Como qualquer truque de mágica, o charme embriagante de As Bruxas Mayfair não é facilmente explicável à primeira vista. Um bom começo para desvendar esse mistério, no entanto, é notar que as duas mulheres que servem como showrunners da série (Michelle Ashford e Esta Spalding) trabalharam juntas pela última vez em Masters of Sex, um título meio periférico na explosão da prestige TV dos anos 2010, e por bons motivos - cheia de altos e baixos, a produção empurrava para os holofotes uma definição de feminilidade e sexualidade oblíqua, complicada, carnal e hormonal no sentido mais progressista possível.
As mulheres de Masters of Sex eram humanas, emaranhados problemáticos de neurônios e terminações nervosas que vibravam e ecoavam intensamente no mundo ao seu redor. Uma caracterização muito mais justa, eu argumentaria, e certamente mais sedutora narrativamente, do que o paradigma de força inescrutável que tem aprisionado as personagens femininas do mainstream contemporâneo. Principalmente por causa disso, mesmo quando a série vacilava em densidade ou coerência, ela continuava compulsivamente assistível, inegavelmente especial.
Em certo sentido, As Bruxas Mayfair é exatamente desse jeito. Dramaticamente frustrante, a trama dá voltas e voltas desnecessárias em torno de si mesma para preencher os oito episódios da primeira temporada… mas é também irresistível em sua qualidade desalinhada. Esta é uma história temperamental de injustiças de gênero, que se recusa a negar os impulsos tóxicos de suas personagens para pintá-las como virtuosas, e que rechaça o caminho convencional da tomada de poder feminino para indicar uma rota muito mais complexa, e consequentemente mais alcançável. Em outras palavras: Anne Rice teria adorado As Bruxas Mayfair.
Inspirada pela série de livros de feitiçaria assinada pela célebre autora de Entrevista Com o Vampiro (a tempo: a recente adaptação dos contos vampirescos de Rice, que se localiza no mesmo universo de As Bruxas Mayfair, também está no Prime Video e é excelente), a trama segue Rowan Fielding (Alexandra Daddario), cirurgiã que descobre poderes sobrenaturais e uma conexão familiar com um grupo de bruxas em Nova Orleans. Logo ela se vê emaranhada em uma disputa de poder milenar envolvendo uma organização secreta com métodos brutais e o misterioso Lasher (Jack Huston), entidade violenta cujo destino se entrelaça com o dessas mulheres mágicas.

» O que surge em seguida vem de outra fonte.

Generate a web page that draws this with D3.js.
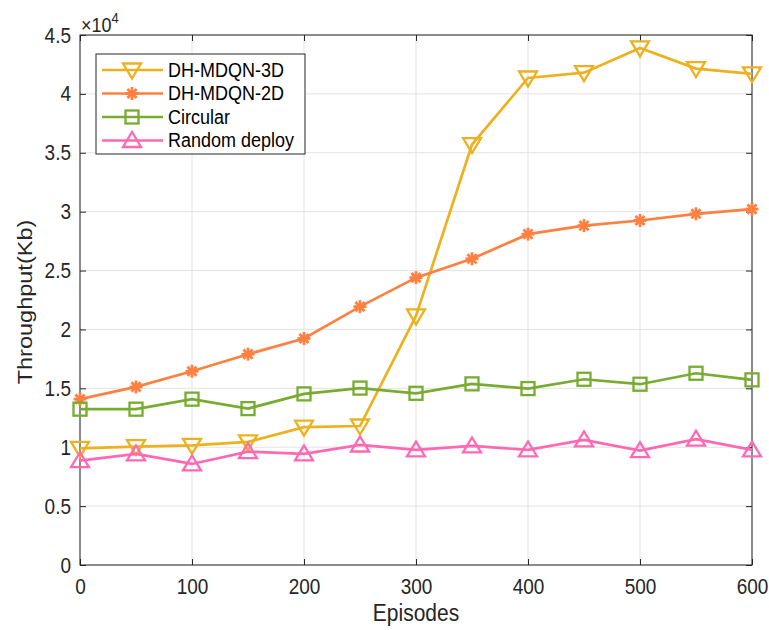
<!DOCTYPE html>
<html>
<head>
<meta charset="utf-8">
<script src="https://cdn.jsdelivr.net/npm/d3@7"></script>
<style>
  body { margin: 0; background: #fff; }
  svg { font-family: "Liberation Sans", Arial, sans-serif; }
</style>
</head>
<body>
<div id="chart"></div>
<script>
// Data
const episodes = [0, 50, 100, 150, 200, 250, 300, 350, 400, 450, 500, 550, 600];
const mdqn3d = [9900, 10050, 10150, 10450, 11700, 11800, 21150, 35700, 41350, 41800, 43900, 42150, 41700];
const mdqn2d = [14080, 15120, 16450, 17900, 19230, 21940, 24400, 26000, 28090, 28820, 29250, 29820, 30220];
const circular = [13230, 13230, 14080, 13280, 14530, 15020, 14580, 15380, 14980, 15770, 15350, 16280, 15720];
const randomDeploy = [8860, 9430, 8580, 9620, 9430, 10190, 9770, 10110, 9770, 10620, 9710, 10680, 9770];
const xTicks = [0, 100, 200, 300, 400, 500, 600];
const yTicks = [0, 5000, 10000, 15000, 20000, 25000, 30000, 35000, 40000, 45000];

const series = [
  { name: "DH-MDQN-3D", values: mdqn3d, color: "#EDB120", marker: "tri-down" },
  { name: "DH-MDQN-2D", values: mdqn2d, color: "#FF8040", marker: "asterisk" },
  { name: "Circular", values: circular, color: "#77AC30", marker: "square" },
  { name: "Random deploy", values: randomDeploy, color: "#FF69B4", marker: "tri-up" }
];

const margin = { top: 35, right: 17, bottom: 65, left: 80 };
const W = 769, H = 630;
const width = W - margin.left - margin.right;
const height = H - margin.top - margin.bottom;
const stretch = 1.12; // the picture is a bit taller than wide, text too

const svg = d3.select("#chart").append("svg")
  .attr("width", W)
  .attr("height", H);

const g = svg.append("g")
  .attr("transform", `translate(${margin.left},${margin.top})`);

const x = d3.scaleLinear().domain([0, 600]).range([0, width]);
const y = d3.scaleLinear().domain([0, 45000]).range([height, 0]);

// grid
g.append("g").selectAll("line").data(xTicks).enter().append("line")
  .attr("x1", d => x(d)).attr("x2", d => x(d))
  .attr("y1", 0).attr("y2", height)
  .attr("stroke", "#e3e3e3").attr("stroke-width", 1);
g.append("g").selectAll("line").data(yTicks).enter().append("line")
  .attr("x1", 0).attr("x2", width)
  .attr("y1", d => y(d)).attr("y2", d => y(d))
  .attr("stroke", "#e3e3e3").attr("stroke-width", 1);

// axes (ticks inward, box on)
const axisColor = "#262626";
function styleAxis(sel) {
  sel.select(".domain").remove();
  sel.selectAll(".tick line").attr("stroke", axisColor);
  sel.selectAll(".tick text").attr("fill", axisColor).style("font-size", "19px");
}
g.append("g").attr("transform", `translate(0,${height})`)
  .call(d3.axisBottom(x).tickValues(xTicks).tickSizeInner(-6).tickSizeOuter(0))
  .call(styleAxis)
  .selectAll(".tick text")
  .attr("y", 0).attr("dy", null)
  .attr("transform", `translate(0,29) scale(1,${stretch})`);
g.append("g")
  .call(d3.axisLeft(y).tickValues(yTicks).tickFormat(d => d === 0 ? "0" : d3.format("")(d / 10000)).tickSizeInner(-6).tickSizeOuter(0))
  .call(styleAxis)
  .selectAll(".tick text")
  .attr("x", 0).attr("dy", null)
  .attr("transform", `translate(-9,7) scale(1,${stretch})`);
g.append("g")
  .call(d3.axisTop(x).tickValues(xTicks).tickSizeInner(-6).tickSizeOuter(0).tickFormat(""))
  .call(styleAxis);
g.append("g").attr("transform", `translate(${width},0)`)
  .call(d3.axisRight(y).tickValues(yTicks).tickSizeInner(-6).tickSizeOuter(0).tickFormat(""))
  .call(styleAxis);
g.append("rect")
  .attr("width", width).attr("height", height)
  .attr("fill", "none").attr("stroke", axisColor).attr("stroke-width", 1);

// exponent label
const expo = svg.append("text")
  .attr("transform", `translate(${margin.left + 1},${margin.top - 3}) scale(1,${stretch})`)
  .attr("fill", axisColor).style("font-size", "18px");
expo.append("tspan").text("\u00d710");
expo.append("tspan").attr("dy", -8).style("font-size", "13px").text("4");

// axis titles
svg.append("text")
  .attr("transform", `translate(${margin.left + width / 2},${H - 9}) scale(1,${stretch})`)
  .attr("text-anchor", "middle").attr("fill", axisColor)
  .style("font-size", "21px").text("Episodes");
svg.append("text")
  .attr("transform", `translate(32,${margin.top + height / 2 + 2}) rotate(-90) scale(${stretch},1)`)
  .attr("text-anchor", "middle").attr("fill", axisColor)
  .style("font-size", "21px").text("Throughput(Kb)");

// markers
function drawMarker(sel, type, color) {
  if (type === "tri-down") {
    sel.append("path").attr("d", "M-9,-6.5 L9,-6.5 L0,8.5 Z")
      .attr("fill", "none").attr("stroke", color).attr("stroke-width", 2.3);
  } else if (type === "tri-up") {
    sel.append("path").attr("d", "M-9,6.5 L9,6.5 L0,-8.5 Z")
      .attr("fill", "none").attr("stroke", color).attr("stroke-width", 2.3);
  } else if (type === "square") {
    sel.append("rect").attr("x", -6.5).attr("y", -6.5).attr("width", 13).attr("height", 13)
      .attr("fill", "none").attr("stroke", color).attr("stroke-width", 2.3);
  } else {
    [0, 45, 90, 135].forEach(a => {
      sel.append("line").attr("x1", -6.5).attr("x2", 6.5).attr("y1", 0).attr("y2", 0)
        .attr("transform", `rotate(${a})`)
        .attr("stroke", color).attr("stroke-width", 2.8);
    });
  }
}

const line = d3.line().x((d, i) => x(episodes[i])).y(d => y(d));

series.forEach(s => {
  g.append("path").datum(s.values)
    .attr("d", line)
    .attr("fill", "none")
    .attr("stroke", s.color)
    .attr("stroke-width", 2.7);
  g.append("g").selectAll("g").data(s.values).enter().append("g")
    .attr("transform", (d, i) => `translate(${x(episodes[i])},${y(d)})`)
    .each(function() { drawMarker(d3.select(this), s.marker, s.color); });
});

// legend
const legend = svg.append("g").attr("transform", "translate(96,54)");
legend.append("rect")
  .attr("width", 209).attr("height", 100)
  .attr("fill", "#fff").attr("stroke", axisColor).attr("stroke-width", 1);
series.forEach((s, i) => {
  const ly = 16 + i * 23.5;
  const row = legend.append("g").attr("transform", `translate(0,${ly})`);
  row.append("line").attr("x1", 6).attr("x2", 67).attr("y1", 0).attr("y2", 0)
    .attr("stroke", s.color).attr("stroke-width", 2.7);
  drawMarker(row.append("g").attr("transform", "translate(36,0)"), s.marker, s.color);
  row.append("text").attr("transform", `translate(72,6.5) scale(1,${stretch})`)
    .attr("fill", "#000").style("font-size", "18px").text(s.name);
});
</script>
</body>
</html>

Nas mãos de um timaço de diretores que inclui nomes como Haifaa Al-Mansour (Mary Shelley) e Michael Uppendahl (Legion), As Bruxas Mayfair é extraordinariamente consistente em sua abordagem estética. A fotografia parece passar todas as cenas por um filtro esverdeado que reflete os pântanos de Nova Orleans, criando um clima etéreo e úmido (esta é mesmo a melhor palavra para descrever o efeito) em torno de toda a encenação,e pintando a cidade - tão cara a Rice e tão integral às suas obras - com um verniz quase alienígena, totalmente oposto aos amarelos e vermelhos terrenos da Orleans de Entrevista Com o Vampiro.

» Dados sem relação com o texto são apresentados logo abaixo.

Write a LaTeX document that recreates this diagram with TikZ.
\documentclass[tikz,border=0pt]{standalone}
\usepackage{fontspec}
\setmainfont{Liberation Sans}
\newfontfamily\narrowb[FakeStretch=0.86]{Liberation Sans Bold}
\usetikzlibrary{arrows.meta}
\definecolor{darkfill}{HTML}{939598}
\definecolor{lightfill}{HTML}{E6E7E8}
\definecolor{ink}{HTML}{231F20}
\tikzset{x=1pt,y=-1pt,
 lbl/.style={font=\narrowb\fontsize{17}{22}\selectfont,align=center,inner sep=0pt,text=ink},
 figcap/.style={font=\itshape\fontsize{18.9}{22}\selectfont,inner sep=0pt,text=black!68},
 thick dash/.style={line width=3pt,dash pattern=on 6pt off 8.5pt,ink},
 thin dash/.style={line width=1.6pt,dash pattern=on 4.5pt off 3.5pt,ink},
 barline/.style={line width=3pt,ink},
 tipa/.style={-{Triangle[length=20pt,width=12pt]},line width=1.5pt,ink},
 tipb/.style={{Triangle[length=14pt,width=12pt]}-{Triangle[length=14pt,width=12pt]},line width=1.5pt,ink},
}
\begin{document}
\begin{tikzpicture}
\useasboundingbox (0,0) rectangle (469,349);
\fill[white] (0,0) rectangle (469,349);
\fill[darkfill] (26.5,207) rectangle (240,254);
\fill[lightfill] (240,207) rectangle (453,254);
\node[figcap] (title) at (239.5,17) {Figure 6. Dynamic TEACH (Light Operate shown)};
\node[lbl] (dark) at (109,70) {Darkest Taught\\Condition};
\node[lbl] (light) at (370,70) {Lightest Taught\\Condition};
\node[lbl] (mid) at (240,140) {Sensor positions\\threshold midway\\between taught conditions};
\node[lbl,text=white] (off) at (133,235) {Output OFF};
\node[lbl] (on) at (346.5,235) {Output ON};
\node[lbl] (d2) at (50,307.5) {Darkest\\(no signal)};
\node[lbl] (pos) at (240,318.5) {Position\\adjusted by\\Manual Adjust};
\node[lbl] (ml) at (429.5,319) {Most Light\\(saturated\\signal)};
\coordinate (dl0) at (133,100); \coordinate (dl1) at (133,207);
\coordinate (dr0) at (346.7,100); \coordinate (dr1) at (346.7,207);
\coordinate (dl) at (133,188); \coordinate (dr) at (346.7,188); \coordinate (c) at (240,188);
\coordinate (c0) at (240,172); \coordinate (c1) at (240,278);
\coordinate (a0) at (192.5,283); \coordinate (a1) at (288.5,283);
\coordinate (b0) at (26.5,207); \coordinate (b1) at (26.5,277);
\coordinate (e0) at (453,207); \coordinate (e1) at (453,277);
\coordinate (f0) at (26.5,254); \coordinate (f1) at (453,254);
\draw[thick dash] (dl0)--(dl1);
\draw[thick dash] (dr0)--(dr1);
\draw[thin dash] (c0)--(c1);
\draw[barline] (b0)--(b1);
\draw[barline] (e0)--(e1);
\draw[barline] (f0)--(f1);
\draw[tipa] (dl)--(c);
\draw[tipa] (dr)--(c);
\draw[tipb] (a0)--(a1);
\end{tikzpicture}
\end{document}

Nesse lusco-fusco meio onírico, é até mais fácil deixar passar a quantidade obscena de burrices imputadas aos personagens para manter a trama em movimento. Sim, As Bruxas Mayfair é essencialmente uma novelinha sobrenatural, e como tal é culpada de se entregar ao melodrama sem preocupação com a consistência de diálogos e caracterizações. E sim, é difícil argumentar que o elenco da série se calibra muito bem a esse tom, incluindo a protagonista Alexandra Daddario, que se provou muito mais adepta da comédia de sutilezas com a excelente performance em The White Lotus. A possível exceção é (quem diria!) um Harry Hamlin apropriadamente mesquinho como o antagonista masculino mais óbvio de todos os tempos.
Ao menos ninguém pode acusar As Bruxas Mayfair de se curvar às demandas do mercado, de seguir qualquer impulso além do seu próprio faro temático - esse sim, largamente certeiro. Em seu melhor e em seu pior, Anne Rice era uma escritora de extravagâncias, que deixava o subconsciente dominar a lógica e desenhava suas tramas guiada pelos cantos mais escuros de um coração propenso ao vício, à obsessão, à transgressão. Era essa entrega total a si mesma que fazia de Rice uma grande escritora popular - e, julgamentos de qualidade à parte, As Bruxas Mayfair a honra plenamente ao fazer o mesmo.